I feed it one time and let it rise on the counter for 1-2 hours and then put it in the fridge for up to 1 week!
Thank you so much for sharing this great informative video. It's really very helpful. Weldone ❤😊👍.You are a wonderful God's given very special very sweet very talented very cute very pretty stunningly beautiful innocent face gorgeous woman and your all videos are amazing and unique just like you I'm wishing you alot of success and smiles in all the walks of your life ,May God bless you with all the best and Keep you smiling n healthy Always, Stay blessed ❤🧡😊
Tried using your promo code and it wasn’t working. Can you please tell me the terms?
I'm on day six and my starter is not bubbly like yours and it has not doubled in size . What should I do.?
It can take up to around 10 days sometimes depending on the environment. Just keep going :)

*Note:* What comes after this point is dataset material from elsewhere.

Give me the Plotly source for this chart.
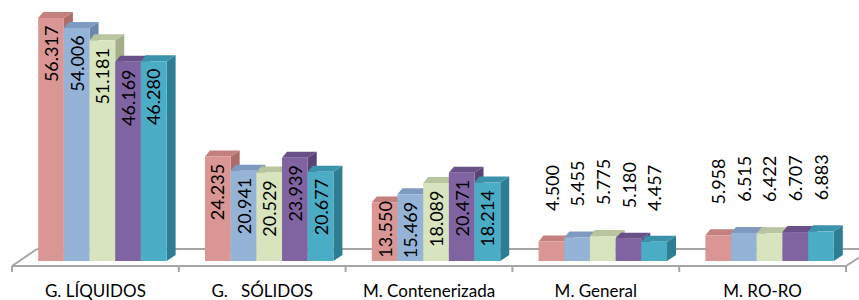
import plotly.graph_objects as go

# ---------------- data ----------------
categories = ["G. LÍQUIDOS", "G.\u00a0\u00a0 SÓLIDOS", "M. Contenerizada", "M. General", "M. RO-RO"]
series_1 = [56.317, 24.235, 13.550, 4.500, 5.958]
series_2 = [54.006, 20.941, 15.469, 5.455, 6.515]
series_3 = [51.181, 20.529, 18.089, 5.775, 6.422]
series_4 = [46.169, 23.939, 20.471, 5.180, 6.707]
series_5 = [46.280, 20.677, 18.214, 4.457, 6.883]
series = [series_1, series_2, series_3, series_4, series_5]

# ---------------- styles ----------------
front_colors = ["#D99694", "#95B3D7", "#D7E4BD", "#8064A2", "#4BACC6"]
top_colors = ["#C3807E", "#7F9AC0", "#B9C59F", "#6A5089", "#3A93AB"]
side_colors = ["#AC6C6A", "#6C87AC", "#A3AE8A", "#5A4375", "#2E7E93"]

W, H = 859, 300
ML, MR, MT, MB = 19, 6, 0, 39
Y_MAX = 60.5
BAR_W = 0.154
FONT = "Lato"
ROT_FIX_OUT = 12   # compensation for rotated-annotation anchoring (px)

plot_w = W - ML - MR
plot_h = H - MT - MB
px_x = plot_w / len(categories)      # px per x unit
px_y = plot_h / Y_MAX                # px per y unit

# 3D depth offsets (pixels -> data units)
dxr = 9 / px_x
dxl = 5 / px_x
dy = 6 / px_y


def fmt(v):
    return f"{v:.3f}"


def px2paper(px, py):
    return (px - ML) / plot_w, (H - MB - py) / plot_h


fig = go.Figure()
shapes = []

# floor (decoration)
floor_col = "#A6A6A6"
shift = -7
def fx(k):
    return ML + k * px_x + shift

front_y = H - MB + 5
back_y = H - MB - 12
x_left = fx(0)
x_right = fx(len(categories))
segs = [
    ((x_left, front_y), (x_right, front_y)),
    ((x_left, front_y), (x_left + 25, back_y)),
    ((x_left + 25, back_y), (W + 5, back_y)),
    ((x_right, front_y), (x_right + 14, front_y - 9)),
]
for k in range(len(categories) + 1):
    segs.append(((fx(k), front_y), (fx(k), front_y + 6)))
for (a, b) in segs:
    x0, y0 = px2paper(*a)
    x1, y1 = px2paper(*b)
    shapes.append(dict(type="line", xref="paper", yref="paper", x0=x0, y0=y0, x1=x1, y1=y1,
                       line=dict(color=floor_col, width=2), layer="below"))

annotations = []
n = len(series)
for i in range(len(categories)):
    for j in range(n):
        v = series[j][i]
        xc = i + (j - (n - 1) / 2) * BAR_W
        xl, xr = xc - BAR_W / 2, xc + BAR_W / 2
        # side face
        shapes.append(dict(type="path", xref="x", yref="y", layer="below",
                           path=f"M {xr},0 L {xr + dxr},{dy} L {xr + dxr},{v + dy} L {xr},{v} Z",
                           fillcolor=side_colors[j], line=dict(width=0)))
        # top face
        shapes.append(dict(type="path", xref="x", yref="y", layer="below",
                           path=f"M {xl},{v} L {xr},{v} L {xr + dxr},{v + dy} L {xl + dxl},{v + dy} Z",
                           fillcolor=top_colors[j], line=dict(width=0)))

for j in range(n):
    xs = [i + (j - (n - 1) / 2) * BAR_W for i in range(len(categories))]
    fig.add_trace(go.Bar(x=xs, y=series[j], width=BAR_W, marker=dict(color=front_colors[j], line=dict(width=0)),
                         showlegend=False, hoverinfo="skip"))
    for xv, v in zip(xs, series[j]):
        h = v * px_y
        inside = h > 50
        if inside:
            gap = min(6, h - 61)
            ys = -gap
        else:
            ys = 17 + ROT_FIX_OUT
        annotations.append(dict(x=xv, y=v, xref="x", yref="y", text=fmt(v), textangle=-90,
                                showarrow=False, font=dict(family=FONT, size=18, color="#000000"),
                                xanchor="center", yanchor="top" if inside else "bottom",
                                yshift=ys))

fig.update_layout(
    width=W, height=H,
    margin=dict(l=ML, r=MR, t=MT, b=MB),
    barmode="overlay",
    paper_bgcolor="white", plot_bgcolor="rgba(0,0,0,0)",
    shapes=shapes, annotations=annotations,
    showlegend=False,
    xaxis=dict(range=[-0.5, len(categories) - 0.5], tickvals=list(range(len(categories))), ticktext=categories,
               showgrid=False, zeroline=False, showline=False, ticks="",
               tickfont=dict(family=FONT, size=17, color="#000000"),
               ticklabelshift=-7, ticklabelstandoff=18),
    yaxis=dict(range=[0, Y_MAX], visible=False),
)

fig.write_html("out.html", config={"displayModeBar": False},
               post_script="document.body.style.margin='0';document.body.style.padding='0';")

You didnt use any yeast! Isnt it needed?
Nope, no yeast! You capture the yeast that is naturally occurring in the air! That's essentially what a sourdough starter is, just naturally occuring yeast. 🙃
Do you are feeding and discarding every day? At the same time each day? What if there is no liquid, what do you discarded and how much? This seems to be more for those who know something about sour dough starter, perhaps that is why I find it this confusing.
You feed it every 24 hours! Yes, roughly the same time is best. I scape a little of the liquid or dried out part on top then just measure the grams from it. 👍🏼
👏👏👏❤️❤️❤️
Why does it have to be filtered water
The chlorine in water can prohibit the bacteria and yeast from multiplying.